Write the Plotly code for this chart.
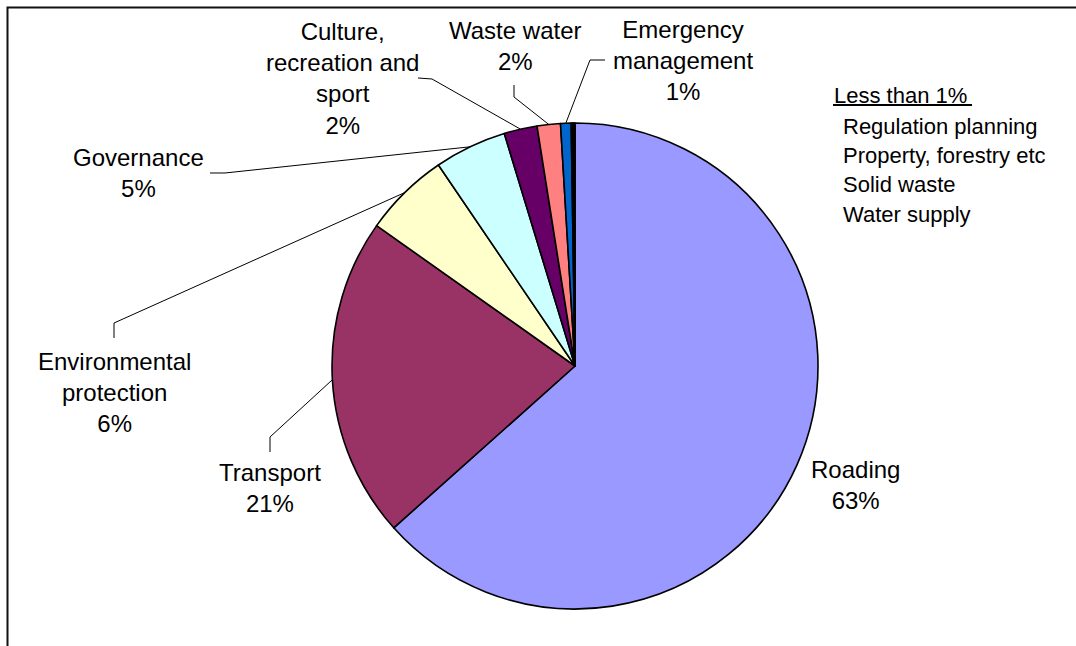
import math
import plotly.graph_objects as go

W, H = 1076, 646

# ---- data ----
categories = ["Roading", "Transport", "Environmental protection", "Governance",
              "Culture, recreation and sport", "Waste water", "Emergency management",
              "Regulation planning", "Property, forestry etc", "Solid waste", "Water supply"]
values = [63.4, 21.4, 5.7, 4.8, 2.2, 1.55, 0.7, 0.1, 0.07, 0.05, 0.03]
colors = ["#9999FF", "#993366", "#FFFFCC", "#CCFFFF", "#660066", "#FF8080", "#0066CC",
          "#CCCCFF", "#000080", "#FF00FF", "#FFFF00"]
small_header = "Less than 1%"
small_items = ["Regulation planning", "Property, forestry etc", "Solid waste", "Water supply"]

# label text (line-broken) for the labelled slices
label_text = {
    "Roading": "Roading",
    "Transport": "Transport",
    "Environmental protection": "Environmental<br>protection",
    "Governance": "Governance",
    "Culture, recreation and sport": "Culture,<br>recreation and<br>sport",
    "Waste water": "Waste water",
    "Emergency management": "Emergency<br>management",
}

# ---- layout geometry (pixels) ----
CX, CY, R = 575, 366, 243
FONT = "Liberation Sans, Arial, sans-serif"

def px(x):
    return x / W

def py(y):
    return 1 - y / H

# label centers and leader-line knee points (pixels)
label_pos = {
    "Roading": (855, 485, None),
    "Transport": (270, 488, [(270, 452), (270, 437)]),
    "Environmental protection": (114, 392, [(114, 338), (114, 323)]),
    "Governance": (138, 173, [(210, 173), (225, 173)]),
    "Culture, recreation and sport": (342, 79, [(418, 78), (432, 79)]),
    "Waste water": (515, 46, [(514, 85), (514, 97)]),
    "Emergency management": (683, 61, [(605, 60), (590, 60)]),
}

fig = go.Figure(go.Pie(
    labels=categories, values=values, sort=False, direction="clockwise", rotation=0,
    marker=dict(colors=colors, line=dict(color="black", width=1.6)),
    textinfo="none", hoverinfo="label+percent", showlegend=False,
    domain=dict(x=[px(CX - R), px(CX + R)], y=[py(CY + R), py(CY - R)]),
))

total = sum(values)
annotations = []
shapes = []
cum = 0.0
for cat, v in zip(categories, values):
    start = cum
    cum += v
    if cat not in label_pos:
        continue
    mid = (start + v / 2) / total * 2 * math.pi
    ax = CX + R * math.sin(mid)
    ay = CY - R * math.cos(mid)
    lx, ly, knee = label_pos[cat]
    pct = round(v / total * 100)
    annotations.append(dict(
        x=px(lx), y=py(ly), xref="paper", yref="paper", xanchor="center", yanchor="middle",
        text=f"{label_text[cat]}<br>{pct}%", showarrow=False, align="center",
        font=dict(family=FONT, size=24, color="black")))
    if knee:
        pts = knee + [(ax, ay)]
        path = "M " + " L ".join(f"{px(x):.5f},{py(y):.5f}" for x, y in pts)
        shapes.append(dict(type="path", path=path, xref="paper", yref="paper",
                           line=dict(color="black", width=1)))

# "Less than 1%" list
annotations.append(dict(x=px(832), y=py(96), xref="paper", yref="paper", xanchor="left",
                        yanchor="middle", text=small_header, showarrow=False,
                        font=dict(family=FONT, size=22, color="black")))
shapes.append(dict(type="line", xref="paper", yref="paper", x0=px(833), x1=px(972),
                   y0=py(105), y1=py(105), line=dict(color="black", width=2)))
for i, item in enumerate(small_items):
    annotations.append(dict(x=px(841), y=py(126 + 29.5 * i), xref="paper", yref="paper",
                            xanchor="left", yanchor="middle", text=item, showarrow=False,
                            font=dict(family=FONT, size=22, color="black")))

# chart frame
shapes.append(dict(type="rect", xref="paper", yref="paper", x0=px(7.5), x1=1.05,
                   y0=-0.05, y1=py(7.5), line=dict(color="#111", width=2)))

fig.update_layout(
    width=W, height=H, margin=dict(l=0, r=0, t=0, b=0),
    paper_bgcolor="white", plot_bgcolor="white",
    annotations=annotations, shapes=shapes,
)

fig.write_html("out.html")
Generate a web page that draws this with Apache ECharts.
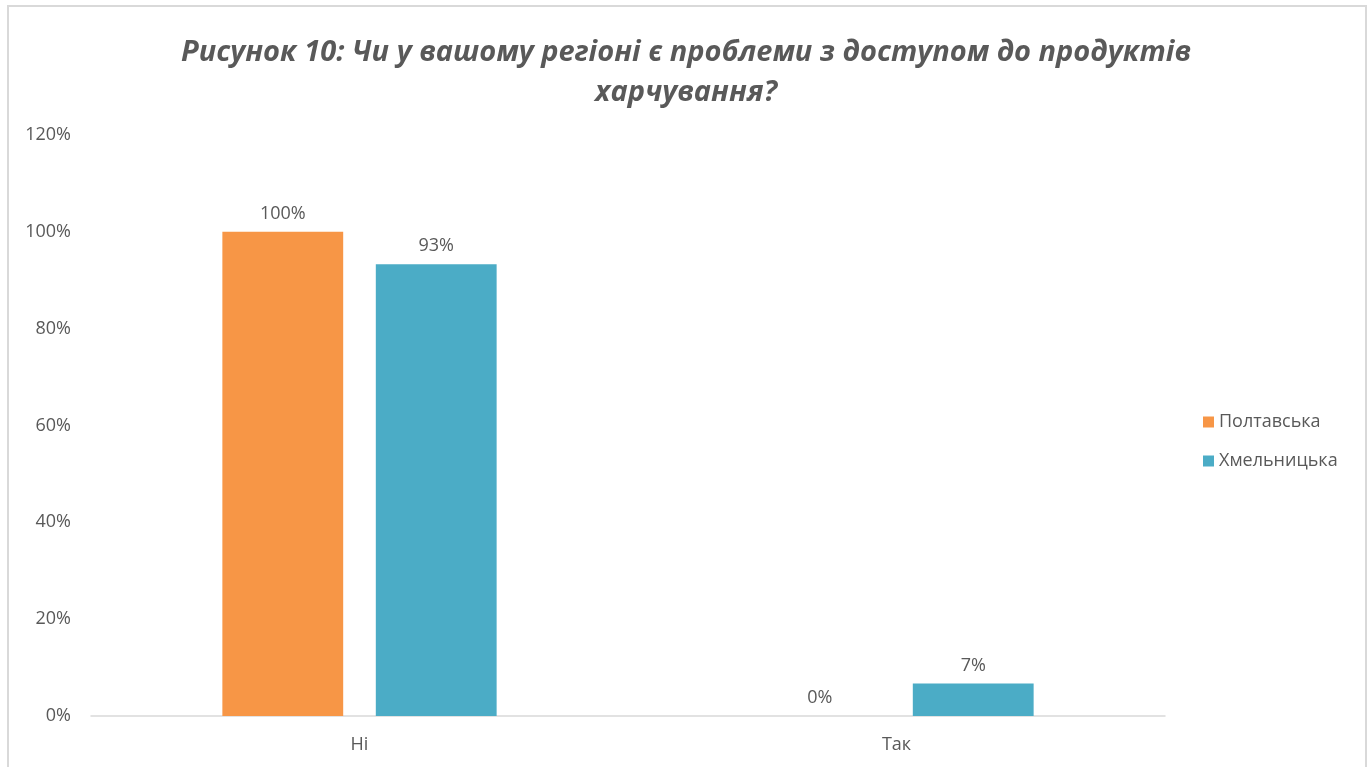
<!DOCTYPE html>
<html>
<head>
<meta charset="utf-8">
<script src="https://cdn.jsdelivr.net/npm/echarts@6/dist/echarts.min.js"></script>
<style>
    html, body { margin: 0; padding: 0; background: #fff; }
    #chart { width: 1372px; height: 767px; }
</style>
</head>
<body>
<div id="chart"></div>
<script>
    // дані з рисунка
    var categories = ['Ні', 'Так'];
    var seriesNames = ['Полтавська', 'Хмельницька'];
    var poltava = [100, 0];
    var khmelnytsk = [93.3, 6.7];
    var yTicks = [0, 20, 40, 60, 80, 100, 120];

    var textColor = '#595959';
    var font = '"Open Sans", "Noto Sans", sans-serif';

    var myChart = echarts.init(document.getElementById('chart'));

    var labelOpt = {
        show: true,
        position: 'top',
        distance: 9,
        color: textColor,
        fontSize: 18,
        fontFamily: font,
        formatter: function (p) {
            return Math.round(p.value) + '%';
        }
    };

    myChart.setOption({
        backgroundColor: '#fff',
        animation: false,
        title: {
            text: 'Рисунок 10: Чи у вашому регіоні є проблеми з доступом до продуктів\nхарчування?',
            left: 'center',
            top: 28,
            textStyle: {
                color: textColor,
                fontSize: 29,
                fontWeight: 'bold',
                fontStyle: 'italic',
                fontFamily: font,
                lineHeight: 40
            }
        },
        legend: {
            orient: 'vertical',
            left: 1198,
            top: 408,
            itemWidth: 11,
            itemHeight: 11,
            itemGap: 21,
            icon: 'rect',
            textStyle: { color: textColor, fontSize: 18, fontFamily: font },
            data: seriesNames
        },
        grid: {
            left: 91,
            right: 207,
            top: 135,
            bottom: 51,
            containLabel: false
        },
        xAxis: {
            type: 'category',
            data: categories,
            axisLine: { lineStyle: { color: '#d9d9d9', width: 1.5 } },
            axisTick: { show: false },
            axisLabel: { color: textColor, fontSize: 18, fontFamily: font, margin: 20 }
        },
        yAxis: {
            type: 'value',
            min: yTicks[0],
            max: yTicks[yTicks.length - 1],
            interval: 20,
            axisLine: { show: false },
            axisTick: { show: false },
            splitLine: { show: false },
            axisLabel: {
                color: textColor,
                fontSize: 18,
                fontFamily: font,
                margin: 20,
                formatter: '{value}%'
            }
        },
        graphic: [{
            type: 'rect',
            shape: { x: 8, y: 6, width: 1358, height: 800 },
            style: { fill: 'none', stroke: '#d9d9d9', lineWidth: 2 },
            silent: true
        }],
        series: [{
            name: seriesNames[0],
            type: 'bar',
            data: poltava,
            barWidth: '22.5%',
            barGap: '27%',
            itemStyle: { color: '#F79646' },
            label: labelOpt
        }, {
            name: seriesNames[1],
            type: 'bar',
            data: khmelnytsk,
            barWidth: '22.5%',
            barGap: '27%',
            itemStyle: { color: '#4BACC6' },
            label: labelOpt
        }]
    });
</script>
</body>
</html>
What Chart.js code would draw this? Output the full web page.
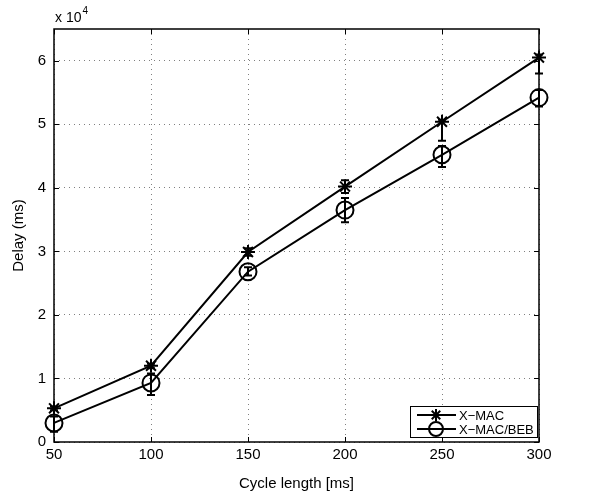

⁂

**Directive:**
Search the data above for the string "this" and return every line that has it.

**Answer to the task:**
Write the Plotly code for this chart.
Generate a web page that draws this with Apache ECharts.
What Chart.js code would draw this? Output the full web page.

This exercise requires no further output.